## Problem to solve:
Only the lines from the start of the data through the line with "const tickValues = [0, 0.5, 1];" belong in the copy. Restate them word for word, minus the pictures.

## Data segment:

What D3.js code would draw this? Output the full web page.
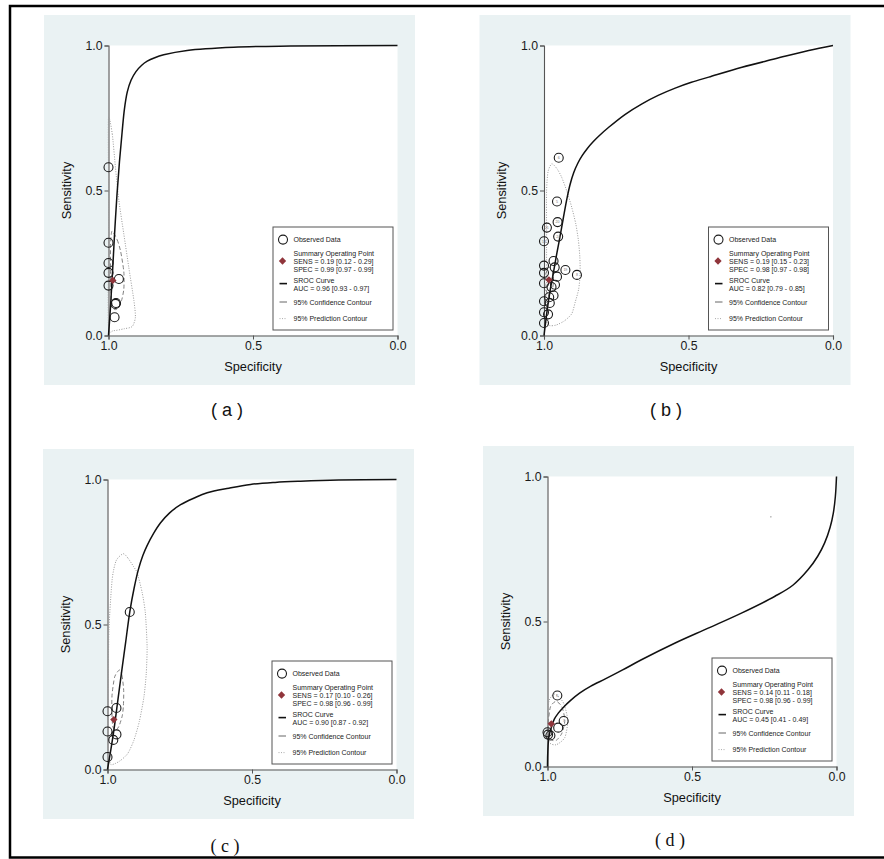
<!DOCTYPE html>
<html><head><meta charset="utf-8">
<script src="https://cdn.jsdelivr.net/npm/d3@7"></script>
<style>body{margin:0;background:#fff}svg{display:block}</style>
</head><body>
<svg id="chart" width="884" height="859"></svg>
<script>
// ---------- DATA (spec, sens) ----------
const panelIds = ["a", "b", "c", "d"];
const tickValues = [0, 0.5, 1];

const observedA = [[1.0,0.58],[1.0,0.32],[1.0,0.25],[1.0,0.216],[1.0,0.172],[0.964,0.195],[0.976,0.109],[0.974,0.112],[0.979,0.063]];
const labelsA = ["","","","","","","","",""];
const summaryA = [0.985, 0.19];
const srocA = [[1,0],[0.993,0.1],[0.986,0.22],[0.979,0.35],[0.971,0.48],[0.962,0.6],[0.953,0.7],[0.945,0.78],[0.935,0.84],[0.922,0.88],[0.905,0.91],[0.885,0.932],[0.866,0.946],[0.84,0.958],[0.809,0.968],[0.728,0.983],[0.567,0.994],[0.37,0.998],[0,1.0]];
const confA = [[0.988,0.36],[0.97,0.33],[0.958,0.29],[0.947,0.22],[0.947,0.16],[0.955,0.12],[0.966,0.095],[0.98,0.09],[0.99,0.12],[0.993,0.22],[0.993,0.31]];
const predA = [[1.0,0.75],[0.987,0.695],[0.976,0.58],[0.964,0.465],[0.947,0.35],[0.93,0.236],[0.912,0.12],[0.907,0.063],[0.918,0.031],[0.947,0.023],[0.982,0.017],[1.0,0.03],[1.0,0.3],[1.0,0.55]];
const legendA = ["SENS = 0.19 [0.12 - 0.29]", "SPEC = 0.99 [0.97 - 0.99]", "AUC = 0.96 [0.93 - 0.97]"];

const observedB = [[0.949,0.613],[0.955,0.462],[0.953,0.391],[0.99,0.372],[0.951,0.341],[1.0,0.325],[0.967,0.257],[1.0,0.241],[0.963,0.235],[0.926,0.226],[0.886,0.209],[1.0,0.216],[0.955,0.203],[1.0,0.18],[0.962,0.175],[0.974,0.167],[0.967,0.138],[0.982,0.132],[1.0,0.118],[0.98,0.112],[1.0,0.08],[0.986,0.073],[1.0,0.043]];
const labelsB = ["6","5","20","21","24","14","","","","19","8","","","","","","","","","","","",""];
const summaryB = [0.983, 0.192];
const srocB = [[1,0],[0.99,0.08],[0.978,0.16],[0.968,0.213],[0.958,0.27],[0.947,0.328],[0.934,0.4],[0.921,0.47],[0.91,0.52],[0.897,0.562],[0.883,0.594],[0.868,0.62],[0.85,0.645],[0.83,0.668],[0.81,0.688],[0.776,0.718],[0.72,0.762],[0.661,0.799],[0.605,0.828],[0.546,0.853],[0.49,0.873],[0.43,0.891],[0.315,0.925],[0.2,0.954],[0.084,0.983],[0,1]];
const confB = [[0.985,0.235],[0.972,0.225],[0.967,0.19],[0.972,0.155],[0.985,0.145],[0.995,0.16],[0.997,0.2]];
const predB = [[0.973,0.592],[0.955,0.575],[0.939,0.546],[0.92,0.495],[0.904,0.442],[0.89,0.385],[0.881,0.328],[0.876,0.27],[0.875,0.213],[0.88,0.16],[0.892,0.115],[0.904,0.075],[0.93,0.05],[0.958,0.036],[0.979,0.034],[0.99,0.045],[0.991,0.15],[0.991,0.35],[0.991,0.5],[0.986,0.565]];
const legendB = ["SENS = 0.19 [0.15 - 0.23]", "SPEC = 0.98 [0.97 - 0.98]", "AUC = 0.82 [0.79 - 0.85]"];

const observedC = [[0.923,0.543],[1.0,0.201],[0.969,0.212],[1.0,0.131],[0.969,0.121],[0.98,0.102],[1.0,0.043]];
const labelsC = ["","","","","","",""];
const summaryC = [0.978, 0.172];
const srocC = [[1,0],[0.989,0.065],[0.978,0.135],[0.964,0.24],[0.95,0.345],[0.937,0.44],[0.923,0.543],[0.908,0.625],[0.893,0.69],[0.878,0.737],[0.863,0.772],[0.84,0.815],[0.817,0.85],[0.785,0.885],[0.747,0.913],[0.7,0.936],[0.655,0.954],[0.58,0.97],[0.505,0.983],[0.42,0.99],[0.332,0.994],[0.2,0.998],[0,1.0]];
const confC = [[0.959,0.343],[0.95,0.325],[0.944,0.273],[0.945,0.22],[0.949,0.185],[0.96,0.15],[0.972,0.135],[0.982,0.15],[0.985,0.21],[0.984,0.26],[0.975,0.32]];
const predC = [[0.946,0.744],[0.93,0.73],[0.91,0.7],[0.897,0.677],[0.88,0.61],[0.869,0.539],[0.863,0.423],[0.866,0.33],[0.874,0.25],[0.89,0.165],[0.909,0.1],[0.93,0.055],[0.955,0.031],[0.975,0.02],[0.99,0.02],[0.998,0.08],[0.998,0.25],[0.995,0.48],[0.984,0.654],[0.97,0.72]];
const legendC = ["SENS = 0.17 [0.10 - 0.26]", "SPEC = 0.98 [0.96 - 0.99]", "AUC = 0.90 [0.87 - 0.92]"];

const observedD = [[0.966,0.245],[0.944,0.157],[0.963,0.134],[1.0,0.118],[0.99,0.107],[0.998,0.11]];
const labelsD = ["6","7","","","",""];
const summaryD = [0.987, 0.147];
const srocD = [[1,0],[0.999,0.05],[0.995,0.104],[0.985,0.14],[0.976,0.164],[0.962,0.185],[0.947,0.202],[0.92,0.228],[0.889,0.253],[0.85,0.277],[0.8,0.302],[0.74,0.333],[0.675,0.368],[0.56,0.425],[0.444,0.477],[0.329,0.529],[0.213,0.587],[0.15,0.626],[0.098,0.679],[0.065,0.725],[0.041,0.771],[0.022,0.825],[0.011,0.874],[0.004,0.93],[0,1.0]];
const confD = [[0.97,0.225],[0.95,0.205],[0.94,0.16],[0.95,0.115],[0.97,0.09],[0.99,0.095],[0.998,0.14],[0.99,0.205]];
const predD = [[0.975,0.25],[0.945,0.22],[0.93,0.16],[0.94,0.1],[0.97,0.075],[0.995,0.085],[1.0,0.15],[0.995,0.225]];
const strayD = [[0.227,0.861]];
const legendD = ["SENS = 0.14 [0.11 - 0.18]", "SPEC = 0.98 [0.96 - 0.99]", "AUC = 0.45 [0.41 - 0.49]"];

const panelData = {
  a: {obs: observedA, labels: labelsA, summary: summaryA, sroc: srocA, conf: confA, pred: predA, legend: legendA, stray: []},
  b: {obs: observedB, labels: labelsB, summary: summaryB, sroc: srocB, conf: confB, pred: predB, legend: legendB, stray: []},
  c: {obs: observedC, labels: labelsC, summary: summaryC, sroc: srocC, conf: confC, pred: predC, legend: legendC, stray: []},
  d: {obs: observedD, labels: labelsD, summary: summaryD, sroc: srocD, conf: confD, pred: predD, legend: legendD, stray: strayD}
};

// ---------- LAYOUT ----------
const layout = {
  a: {bx: 44, by: 15, lx: 227, ly: 410, serif: false},
  b: {bx: 479.5, by: 15, lx: 666, ly: 410, serif: false},
  c: {bx: 43, by: 449, lx: 225, ly: 846, serif: true},
  d: {bx: 483, by: 446, lx: 670, ly: 840, serif: true}
};
const BG_W = 371, BG_H = 370, PX = 64.5, PY = 30.5, PW = 289, PH = 290;
const bgColor = "rgb(234,242,243)";
const diamondColor = "#90353b";
const sans = "Liberation Sans, Arial, Helvetica, sans-serif";
const serif = "Liberation Serif, Times New Roman, serif";

const svg = d3.select("#chart");

// outer figure frame (top, left, bottom)
svg.append("path")
  .attr("d", "M884,6 L10,6 L10,857.5 L884,857.5")
  .attr("fill", "none").attr("stroke", "#000").attr("stroke-width", 2.5);

panelIds.forEach(id => {
  const L = layout[id], D = panelData[id];
  const g = svg.append("g");
  g.append("rect").attr("x", L.bx).attr("y", L.by).attr("width", BG_W).attr("height", BG_H).attr("fill", bgColor);
  const x0 = L.bx + PX, y0 = L.by + PY;
  g.append("rect").attr("x", x0).attr("y", y0).attr("width", PW).attr("height", PH).attr("fill", "#fff");

  const x = d3.scaleLinear().domain([1, 0]).range([x0, x0 + PW]);
  const y = d3.scaleLinear().domain([0, 1]).range([y0 + PH, y0]);

  const fmt = d3.format(".1f");
  const xAxis = g.append("g").attr("transform", `translate(0,${y0 + PH})`)
    .call(d3.axisBottom(x).tickValues(tickValues).tickFormat(fmt).tickSize(4).tickPadding(2));
  const yAxis = g.append("g").attr("transform", `translate(${x0},0)`)
    .call(d3.axisLeft(y).tickValues(tickValues).tickFormat(fmt).tickSize(4).tickPadding(2));
  [xAxis, yAxis].forEach(a => {
    a.select(".domain").attr("stroke", "#555").attr("stroke-width", 1.1);
    a.selectAll(".tick line").attr("stroke", "#555");
    a.selectAll(".tick text").attr("font-family", sans).attr("font-size", 12.3).attr("fill", "#1a1a1a");
  });

  g.append("text").attr("x", x0 + PW / 2).attr("y", y0 + PH + 35)
    .attr("text-anchor", "middle").attr("font-family", sans).attr("font-size", 12.8).attr("fill", "#111")
    .text("Specificity");
  g.append("text").attr("transform", `translate(${x0 - 38},${y0 + PH / 2}) rotate(-90)`)
    .attr("text-anchor", "middle").attr("font-family", sans).attr("font-size", 12.8).attr("fill", "#111")
    .text("Sensitivity");

  const line = d3.line().x(d => x(d[0])).y(d => y(d[1]));

  // prediction contour
  g.append("path").datum(D.pred).attr("d", line.curve(d3.curveCardinalClosed.tension(0.3)))
    .attr("fill", "none").attr("stroke", "#9a9a9a").attr("stroke-width", 1).attr("stroke-dasharray", "1,1.5");
  // confidence contour
  g.append("path").datum(D.conf).attr("d", line.curve(d3.curveCardinalClosed.tension(0.3)))
    .attr("fill", "none").attr("stroke", "#808080").attr("stroke-width", 1).attr("stroke-dasharray", "4,2.5");
  // SROC curve
  g.append("path").datum(D.sroc).attr("d", line.curve(d3.curveCatmullRom.alpha(0.5)))
    .attr("fill", "none").attr("stroke", "#111").attr("stroke-width", 1.5);

  // observed points
  const pts = g.append("g");
  D.obs.forEach((p, i) => {
    pts.append("circle").attr("cx", x(p[0])).attr("cy", y(p[1])).attr("r", 4.5)
      .attr("fill", "none").attr("stroke", "#1a1a1a").attr("stroke-width", 1.1);
    if (D.labels[i]) {
      pts.append("text").attr("x", x(p[0])).attr("y", y(p[1]) + 1.3).attr("text-anchor", "middle")
        .attr("font-family", sans).attr("font-size", 3.6).attr("fill", "#777").text(D.labels[i]);
    }
  });
  D.stray.forEach(p => {
    g.append("circle").attr("cx", x(p[0])).attr("cy", y(p[1])).attr("r", 0.6).attr("fill", "#666");
  });

  // summary point
  g.append("path").attr("d", d3.symbol().type(d3.symbolDiamond2).size(34)())
    .attr("transform", `translate(${x(D.summary[0])},${y(D.summary[1])})`).attr("fill", diamondColor);

  // legend
  const lgx = x0 + 164.5, lgy = y0 + 181.5;
  const lg = g.append("g").attr("transform", `translate(${lgx},${lgy})`);
  lg.append("rect").attr("width", 120).attr("height", 103).attr("fill", "#fff").attr("stroke", "#555").attr("stroke-width", 1);
  lg.append("circle").attr("cx", 10).attr("cy", 12.6).attr("r", 4.5).attr("fill", "none").attr("stroke", "#1a1a1a").attr("stroke-width", 1.1);
  lg.append("path").attr("d", d3.symbol().type(d3.symbolDiamond2).size(34)())
    .attr("transform", "translate(9.5,34)").attr("fill", diamondColor);
  lg.append("line").attr("x1", 6.5).attr("x2", 14).attr("y1", 56.6).attr("y2", 56.6).attr("stroke", "#111").attr("stroke-width", 1.6);
  lg.append("line").attr("x1", 6.5).attr("x2", 14).attr("y1", 75).attr("y2", 75).attr("stroke", "#666").attr("stroke-width", 1);
  lg.append("line").attr("x1", 6.5).attr("x2", 14).attr("y1", 91.6).attr("y2", 91.6).attr("stroke", "#aaa").attr("stroke-width", 1).attr("stroke-dasharray", "1,1.5");
  const legendLines = [
    ["Observed Data", 15],
    ["Summary Operating Point", 29],
    [D.legend[0], 37],
    [D.legend[1], 45],
    ["SROC Curve", 55.8],
    [D.legend[2], 63.8],
    ["95% Confidence Contour", 77.5],
    ["95% Prediction Contour", 94]
  ];
  legendLines.forEach(([t, yy]) => {
    lg.append("text").attr("x", 20.5).attr("y", yy).attr("font-family", sans).attr("font-size", 7)
      .attr("fill", "#222").text(t);
  });

  // panel label
  svg.append("text").attr("x", L.lx).attr("y", L.ly + 6).attr("text-anchor", "middle")
    .attr("font-family", L.serif ? serif : sans).attr("font-size", 18).attr("fill", "#111")
    .text(`( ${id} )`);
});
</script>
</body></html>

## Response to this task:
What D3.js code would draw this? Output the full web page.
<!DOCTYPE html>
<html><head><meta charset="utf-8">
<script src="https://cdn.jsdelivr.net/npm/d3@7"></script>
<style>body{margin:0;background:#fff}svg{display:block}</style>
</head><body>
<svg id="chart" width="884" height="859"></svg>
<script>
// ---------- DATA (spec, sens) ----------
const panelIds = ["a", "b", "c", "d"];
const tickValues = [0, 0.5, 1];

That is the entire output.